A weird and wonderful reptile that looks like some type of alien.

This lizard is well-adapted to living in arid areas, with camouflage and hard spines, grooves on his skin that channel water to his mouth and a diet of small ants (up to 5000 in one meal).

One of the many rock outcrops on Bimbijy station.

These outcrops with their flaked rocks are great homes for many of local reptiles, such as the rock-loving Ornate Dragons.

One of the big monitors of these arid areas, is the Yellow-spotted Monitor (Varanus panoptes). We saw these guys a number of times, often near old wells, probably feeding on dead animals.

A beautiful lizard. The change in body colour is due to skin shedding.

Rob, Myles and Liz checking the overhangs. We stopped at one of the breakaways on Bimbijy to have a look for animals, especially old Stick-nest Rat homes.

Not very attractive, but very interesting. An old  Lesser Stick-nest Rat nest, made of sticks mixed with saliva and excreta. Two species of Stick-nest Rats (Lesser & Greater) were found across vast areas of arid Australia before the foxes and cats arrived. Now the Greater is only naturally found on some small islands off South Australia.

We arrived at the neat and tidy little town of Sandstone on Saturday. Sandstone has always been one of the places I wanted to visit, as it's in the middle of the northern goldfields and basically over 2 hours travel on dusty gravel roads in every direction.

We camped south of Sandstone in the Mulga, which had some recent rain, but still didn't have too many birds. We did manage to catch this lovely Spotted Military Dragon (Ctenophorus maculatus).

This guy (female?) was a little cold and slow when caught, but quickly warmed up and shot off like a rocket.

An area on the road south towards Mt Jackson. A good spot for reptiles with nice clumps of spinifex, but again birds were hard work.

A view of the main road heading towards Mt Jackson. Our Troopy handled the gravel roads well, especially with the new mud terrain tyres which gripped the roads like glue. The only hiccup we had, was when we didn't see a big deep washaway due to the dust and afternoon sun, and  hit at high speed. Luckly we didn't damage anything.

Liz and me in the big saltlake country at Lake Barlee station and it's big 100 km saltlake.

A hard job! A fence across one of the smaller arms of Lake Barlee.

Life is tough on a outback station, especially one on a huge saltlake.

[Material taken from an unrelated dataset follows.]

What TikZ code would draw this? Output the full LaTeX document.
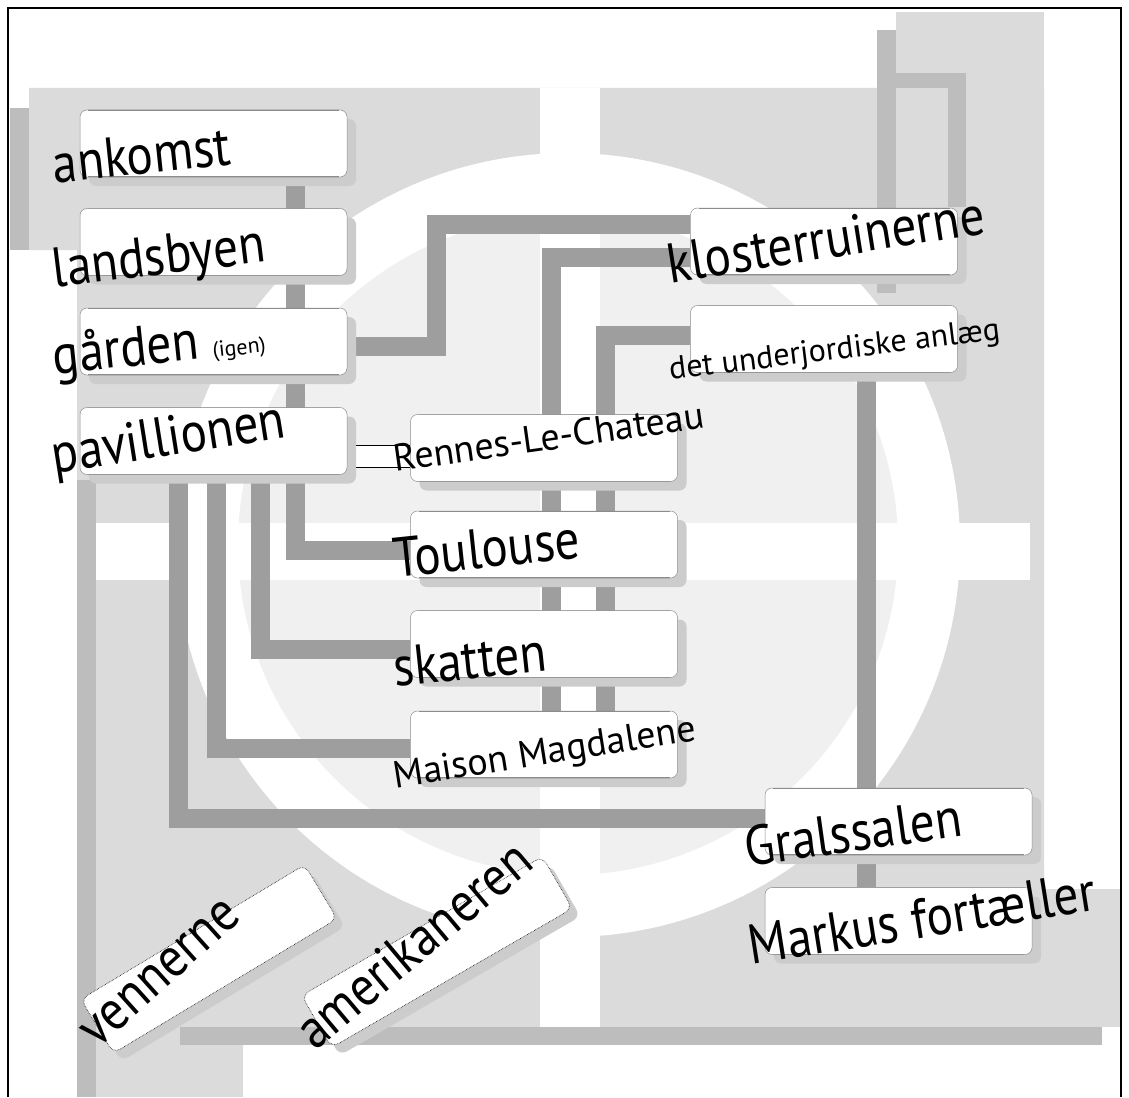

A big monitor sunning on the road south of Lake Barlee. This Gould's Monitor (Varanus gouldii) looks very similar to the Yellow-spotted Monitor, but tends to be more slender and have a slightly different pattern.

A view of Mt Jackson and it's mine. It's sad that so much mining is allowed on ironstone ranges, as these often  have large numbers of endemic flora and fauna. Ironstone ranges in Western Australia act basically as islands, supporting animals that don't tend to cross the flat areas.

We did have a few thunderstorms moving through the goldfields and starting to fill some of the saltlakes.

Myles and Rob checking the maps to find the small cross country tracks we need to get to our camp for our last night. We managed to get to a big rock outcrop in the Salmon Gum woodlands north of Muckinbudin.

It was a great Easter trip with two good friends, exploring remote station tracks and seeing some wonderful country and it's animals. Birdwise it was a bit poor with less than 40 species. Birds were in low numbers, but with the drought and time of year, it's not surprising. We can't wait to visit those areas again, especially in spring and after good rains!